__TASK DIRECTIONS__.
The line containing "aspect=3, minimum width=202.5pt]" marks the end: extract everything from the first line of the data through that line, exactly, with no pictures.

A run of records:
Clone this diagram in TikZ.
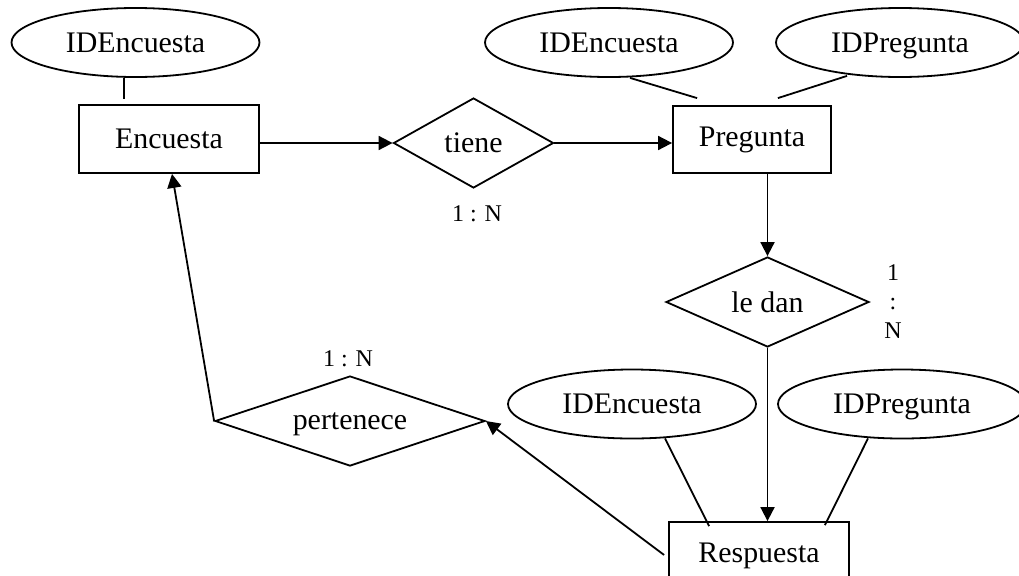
\documentclass[tikz,border=0pt]{standalone}
\usepackage{fontspec}
\setmainfont{Liberation Serif}
\usetikzlibrary{shapes.geometric,arrows.meta,calc}
\begin{document}
\begin{tikzpicture}[x=0.75pt,y=-0.75pt,
  line width=1.35pt,
  every node/.style={inner sep=0pt, font=\fontsize{22.4}{26}\selectfont},
  attr/.style={draw, ellipse, text depth=0pt, minimum width=186pt, minimum height=51.75pt},
  entity/.style={draw, rectangle, minimum width=135pt, minimum height=51pt},
  rel/.style={draw, diamond, text depth=0pt, minimum height=67.5pt},
  card/.style={font=\fontsize{18}{22}\selectfont, align=center},
  arr/.style={-{Triangle[length=10.5pt,width=10.5pt]}}
]
\useasboundingbox (0,0) rectangle (1019,575);
\fill[white] (0,0) rectangle (1019,575);
\clip (0,0) rectangle (1019,575);

% entities
\node[entity] (Enc) at (169,139) {Encuesta};
\node[entity, minimum width=118.5pt, minimum height=50.25pt] (Preg) at (752,139.5) {Pregunta};
\node[entity] (Resp) at (759,556) {Respuesta};

% attributes
\node[attr] (E1) at (135.5,42.5) {IDEncuesta};
\node[attr] (E2) at (609,42.5) {IDEncuesta};
\node[attr] (P2) at (900,42.5) {IDPregunta};
\node[attr] (E3) at (632,404) {IDEncuesta};
\node[attr] (P3) at (902,404) {IDPregunta};

% relationships
\node[rel, aspect=1.78, minimum width=120pt] (tiene) at (473.5,143) {tiene};
\node[rel, aspect=2.25, minimum width=152.25pt] (ledan) at (767.5,302) {le dan};
\node[rel, aspect=3, minimum width=202.5pt] (pert) at (350,421) {pertenece};

% cardinalities
\node[card] (c1) at (477,214) {1 : N};
\node[card] (c2) at (348,359) {1 : N};
\node[card] (c3) at (893,301.5) {1\\:\\N};

% attribute links
\draw ($(E1.south)+(-11.5,0)$) -- ($(Enc.north)+(-45,-5)$);
\draw ($(E2.south)+(21,0)$) -- ($(Preg.north west)+(25,-7)$);
\draw ($(P2.south)+(-53,-2)$) -- ($(Preg.north east)+(-54,-7)$);
\draw ($(E3.south)+(33,-1)$) -- ($(Resp.north west)+(41,5)$);
\draw ($(P3.south)+(-34,-1)$) -- ($(Resp.north east)+(-25,4)$);

% relationship arrows
\draw[arr] (Enc.east |- tiene.west) -- (tiene.west);
\draw[arr] (tiene.east) -- (tiene.east -| Preg.west);
\draw[arr] (ledan.north |- Preg.south) -- (ledan.north);
\draw[arr] (ledan.south) -- (ledan.south |- Resp.north);
\draw[arr] ($(Resp.west)+(-4,-1)$) -- (pert.east);
\draw[arr] (pert.west) -- ($(Enc.south)+(3,0)$);
\end{tikzpicture}
\end{document}
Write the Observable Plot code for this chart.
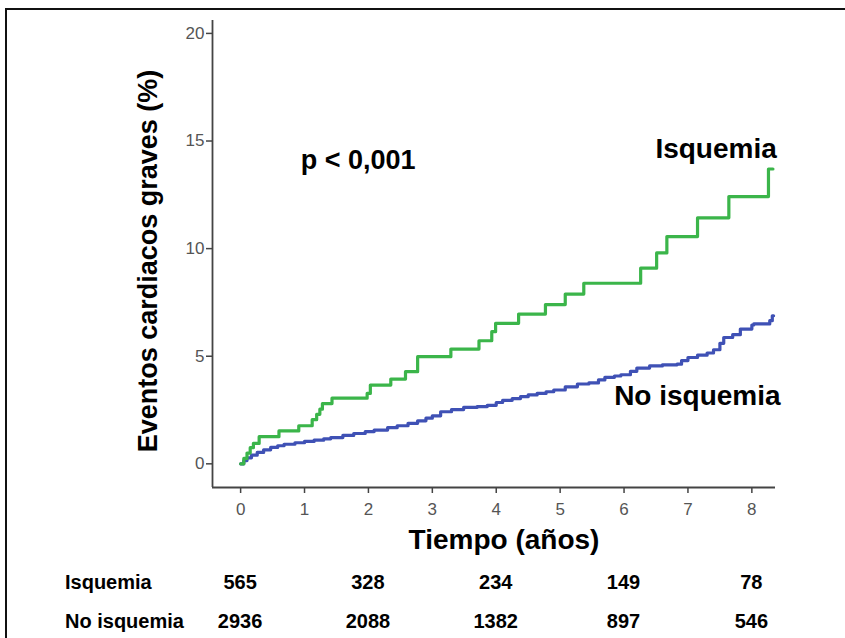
<!DOCTYPE html>
<html>
<head>
<meta charset="utf-8">
<script src="https://cdn.jsdelivr.net/npm/d3@7"></script>
<script src="https://cdn.jsdelivr.net/npm/@observablehq/plot@0.6"></script>
<style>
  html, body { margin: 0; padding: 0; background: #fff; width: 845px; height: 638px; overflow: hidden; }
  #frame { position: absolute; left: 5px; top: 8px; width: 900px; height: 700px; border-top: 2.5px solid #111; border-left: 2.5px solid #111; }
  #chart { position: absolute; left: 0; top: 0; }
  #chart svg { overflow: visible; }
</style>
</head>
<body>
<div id="frame"></div>
<div id="chart"></div>
<script>
// Isquemia (green) Kaplan-Meier step points: time (years), cumulative events (%)
const isqTime = [0, 0.05, 0.10, 0.15, 0.20, 0.29, 0.60, 0.91, 1.12, 1.19, 1.24, 1.28, 1.43, 1.98, 2.03, 2.35, 2.58, 2.77, 3.29, 3.73, 3.93, 3.99, 4.35, 4.77, 5.08, 5.37, 6.26, 6.51, 6.67, 7.15, 7.64, 8.26, 8.33];
const isqValue = [0, 0.25, 0.50, 0.75, 0.95, 1.26, 1.53, 1.77, 2.05, 2.30, 2.54, 2.80, 3.05, 3.27, 3.66, 3.94, 4.28, 4.98, 5.33, 5.72, 6.14, 6.53, 6.96, 7.40, 7.89, 8.39, 9.09, 9.80, 10.56, 11.43, 12.42, 13.70, 13.70];

// No isquemia (blue)
const noTime = [0, 0.05, 0.10, 0.17, 0.26, 0.36, 0.47, 0.58, 0.68, 0.85, 1.00, 1.15, 1.30, 1.41, 1.60, 1.77, 1.95, 2.09, 2.30, 2.45, 2.62, 2.77, 2.90, 3.00, 3.13, 3.30, 3.49, 3.70, 3.86, 4.00, 4.10, 4.25, 4.38, 4.50, 4.64, 4.78, 4.90, 5.08, 5.27, 5.45, 5.60, 5.70, 5.85, 5.95, 6.10, 6.20, 6.40, 6.60, 6.83, 6.90, 7.00, 7.15, 7.30, 7.40, 7.50, 7.56, 7.70, 7.82, 8.00, 8.03, 8.28, 8.32, 8.34];
const noValue = [0, 0.15, 0.28, 0.40, 0.53, 0.65, 0.76, 0.84, 0.91, 0.98, 1.04, 1.10, 1.16, 1.22, 1.32, 1.41, 1.50, 1.57, 1.68, 1.77, 1.88, 2.00, 2.12, 2.23, 2.42, 2.52, 2.62, 2.66, 2.72, 2.85, 2.95, 3.03, 3.12, 3.20, 3.27, 3.35, 3.43, 3.58, 3.71, 3.76, 3.90, 4.02, 4.08, 4.14, 4.30, 4.45, 4.55, 4.60, 4.63, 4.80, 4.94, 5.05, 5.15, 5.30, 5.60, 5.87, 6.00, 6.26, 6.45, 6.50, 6.65, 6.88, 6.88];

// Numbers at risk table
const riskYears = [0, 2, 4, 6, 8];
const riskIsq = [565, 328, 234, 149, 78];
const riskNo = [2936, 2088, 1382, 897, 546];
const rowLabels = ["Isquemia", "No isquemia"];

const xTicks = [0, 1, 2, 3, 4, 5, 6, 7, 8];
const yTicks = [0, 5, 10, 15, 20];
const xDomain = [-0.44, 8.37];
const yDomain = [-1.1, 20.6];

const GREEN = "#3bb54a";
const BLUE = "#3f51b5";
const boldFont = "'Liberation Sans', Arial, sans-serif";

const isq = isqTime.map((t, i) => ({t, v: isqValue[i]}));
const noi = noTime.map((t, i) => ({t, v: noValue[i]}));
const risk = riskYears.flatMap((y, i) => [
  {t: y, row: 0, n: riskIsq[i]},
  {t: y, row: 1, n: riskNo[i]}
]);

const plot = Plot.plot({
  width: 845,
  height: 638,
  marginLeft: 212,
  marginRight: 70,
  marginTop: 20,
  marginBottom: 151,
  style: {fontFamily: boldFont, background: "transparent", overflow: "visible"},
  x: {domain: xDomain, ticks: xTicks, label: null},
  y: {domain: yDomain, ticks: yTicks, label: null},
  marks: [
    Plot.axisX({ticks: xTicks, tickSize: 6, tickPadding: 9, fontSize: 17, color: "#555", stroke: "#444", strokeWidth: 1.5, label: null}),
    Plot.axisY({ticks: yTicks, tickSize: 6, tickPadding: 2, fontSize: 17, color: "#555", stroke: "#444", strokeWidth: 1.5, label: null}),
    Plot.ruleX([xDomain[0]], {stroke: "#444", strokeWidth: 1.8}),
    Plot.ruleY([yDomain[0]], {stroke: "#444", strokeWidth: 1.8}),
    Plot.line(noi, {x: "t", y: "v", curve: "step-after", stroke: BLUE, strokeWidth: 3.2}),
    Plot.line(isq, {x: "t", y: "v", curve: "step-after", stroke: GREEN, strokeWidth: 3.2}),
    Plot.text(["p < 0,001"], {x: 0.94, y: 14.1, text: d => d, textAnchor: "start", fontSize: 27, fontWeight: "bold", fill: "#000"}),
    Plot.text(["Isquemia"], {x: 8.39, y: 14.65, text: d => d, textAnchor: "end", fontSize: 28, fontWeight: "bold", fill: "#000"}),
    Plot.text(["No isquemia"], {x: 8.45, y: 3.16, text: d => d, textAnchor: "end", fontSize: 28, fontWeight: "bold", fill: "#000"}),
    Plot.text(["Tiempo (años)"], {frameAnchor: "bottom", dx: 10, dy: 61, text: d => d, fontSize: 28, fontWeight: "bold", fill: "#000"})
  ]
});

const svg = d3.select(plot);
const xs = plot.scale("x");

// Y axis title
svg.append("text")
  .attr("transform", "translate(148,261) rotate(-90)")
  .attr("text-anchor", "middle").attr("dy", "0.35em")
  .attr("font-family", boldFont).attr("font-weight", "bold").attr("font-size", 27).attr("fill", "#000")
  .text("Eventos cardiacos graves (%)");

// Numbers at risk table, columns placed with the plot's x scale
const rowY = [582, 621];
const g = svg.append("g").attr("font-family", boldFont).attr("font-weight", "bold").attr("font-size", 20).attr("fill", "#000");
rowLabels.forEach((lab, r) => {
  g.append("text").attr("x", 65).attr("y", rowY[r]).attr("dy", "0.35em").attr("text-anchor", "start").text(lab);
});
risk.forEach(d => {
  g.append("text").attr("x", xs.apply(d.t)).attr("y", rowY[d.row]).attr("dy", "0.35em").attr("text-anchor", "middle").text(d.n);
});

document.getElementById("chart").appendChild(plot);
</script>
</body>
</html>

__THE RESULT__.
Clone this diagram in TikZ.
\documentclass[tikz,border=0pt]{standalone}
\usepackage{fontspec}
\setmainfont{Liberation Serif}
\usetikzlibrary{shapes.geometric,arrows.meta,calc}
\begin{document}
\begin{tikzpicture}[x=0.75pt,y=-0.75pt,
  line width=1.35pt,
  every node/.style={inner sep=0pt, font=\fontsize{22.4}{26}\selectfont},
  attr/.style={draw, ellipse, text depth=0pt, minimum width=186pt, minimum height=51.75pt},
  entity/.style={draw, rectangle, minimum width=135pt, minimum height=51pt},
  rel/.style={draw, diamond, text depth=0pt, minimum height=67.5pt},
  card/.style={font=\fontsize{18}{22}\selectfont, align=center},
  arr/.style={-{Triangle[length=10.5pt,width=10.5pt]}}
]
\useasboundingbox (0,0) rectangle (1019,575);
\fill[white] (0,0) rectangle (1019,575);
\clip (0,0) rectangle (1019,575);

% entities
\node[entity] (Enc) at (169,139) {Encuesta};
\node[entity, minimum width=118.5pt, minimum height=50.25pt] (Preg) at (752,139.5) {Pregunta};
\node[entity] (Resp) at (759,556) {Respuesta};

% attributes
\node[attr] (E1) at (135.5,42.5) {IDEncuesta};
\node[attr] (E2) at (609,42.5) {IDEncuesta};
\node[attr] (P2) at (900,42.5) {IDPregunta};
\node[attr] (E3) at (632,404) {IDEncuesta};
\node[attr] (P3) at (902,404) {IDPregunta};

% relationships
\node[rel, aspect=1.78, minimum width=120pt] (tiene) at (473.5,143) {tiene};
\node[rel, aspect=2.25, minimum width=152.25pt] (ledan) at (767.5,302) {le dan};
\node[rel, aspect=3, minimum width=202.5pt] (pert) at (350,421) {pertenece};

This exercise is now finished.